Edinburgh Council - Trams Bandwagon Out of Control

Submitted by actionman on Tue, 13 Dec '11 11.48pm

Someone asked, can you write something positive and supportive about the Council, as it would look so much better?  Well we have tried to think of something but this is harder than it looks, particularly at the moment.

The dreaded tram project has practically made Princes Street a no-go area because it is a most unattractive place to be as a pedestrian and the shopkeepers seem to be feeling the pinch, even in this normally busy period right before Christmas. Sale and heavy discounting signs are everywhere, not only in Princes Street; while there may be bargains to be had everywhere that the tram works have adversely affected trading. One has the feeling that traders in Princes Street are longing for the tram construction to stop just so that they can get a tiny fraction of 'normality' back into their lives.

Meanwhile the Council is being taken to the United Nations in Geneva by angry residents who have seen the air quality of their area considerably degraded with huge increases in traffic levels and massive noise pollution.  

The Aarhus Commission, where the residents will put their case, will hear how the Council has refused to co-operate, withheld information, issued conflicting and misleading statements and generally denied citizens a chance to express their views.  They have been excluded from the democratic process or from being involved with shaping the disastrous tram project.     Views expressed are simply ignored.

The flawed design (too big, fat and fast to be a Tram)is what led directly to the well-publicised financial chaos (Just now we are being told everything's great with the project...but give anyone  £235 Million to chuck down a manhole and it's a fair bet it would  make most projects look 'great') .................................

 

The financial catastrophe then led to the perception that 'one more thing could sink this project'---and that is when the proper checks and balances inherent in democratic accountability were loosened a little...then a little more and finally to such a degree that they no longer held.

Alistair Macintosh has taken his own course to try and hold the Council to account for this negligent setting aside of the rules that are there to ensure that not only is justice seen to be done...but that it is infact done.

 

Everyone who lives in Edinburgh, and indeed beyond, should be grateful that he has persevered... this UN committee sits to consider cases involving National governments that have dispensed with the proper democratic processes, such as Kazakhstan, the former Soviet republic, it is no small matter that can be brushed off with a shrug that this committee now feel there is a prima facie case for The City of the Enlightenment to answer that they have mislaid their own collective sense of what proper democratic process is.

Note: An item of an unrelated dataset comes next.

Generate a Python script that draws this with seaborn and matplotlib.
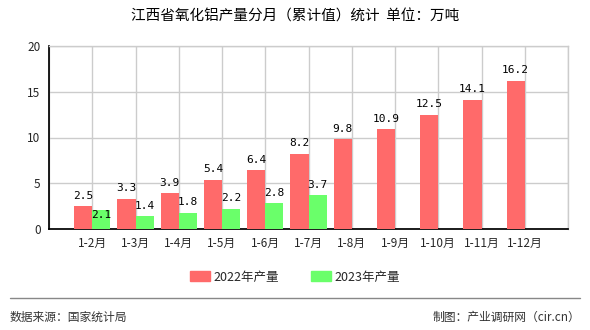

The Committee of the Aarhus Convention don't hear cases without merit.

 

Rather than seeing this as another challenge to be sqaured off one way or another the City of Edinburgh Council should perhaps  ask themselves 'Whaes Like us?"

 

Iif the answer is "Kazakhstan" then perhaps take that as a sign that they take  a long hard look at themselves and the Tram project to ensure the City gets the Tram it needs....and not the Tram a whole load of people may have wanted in 2003...especially as many of them have now departed the scene.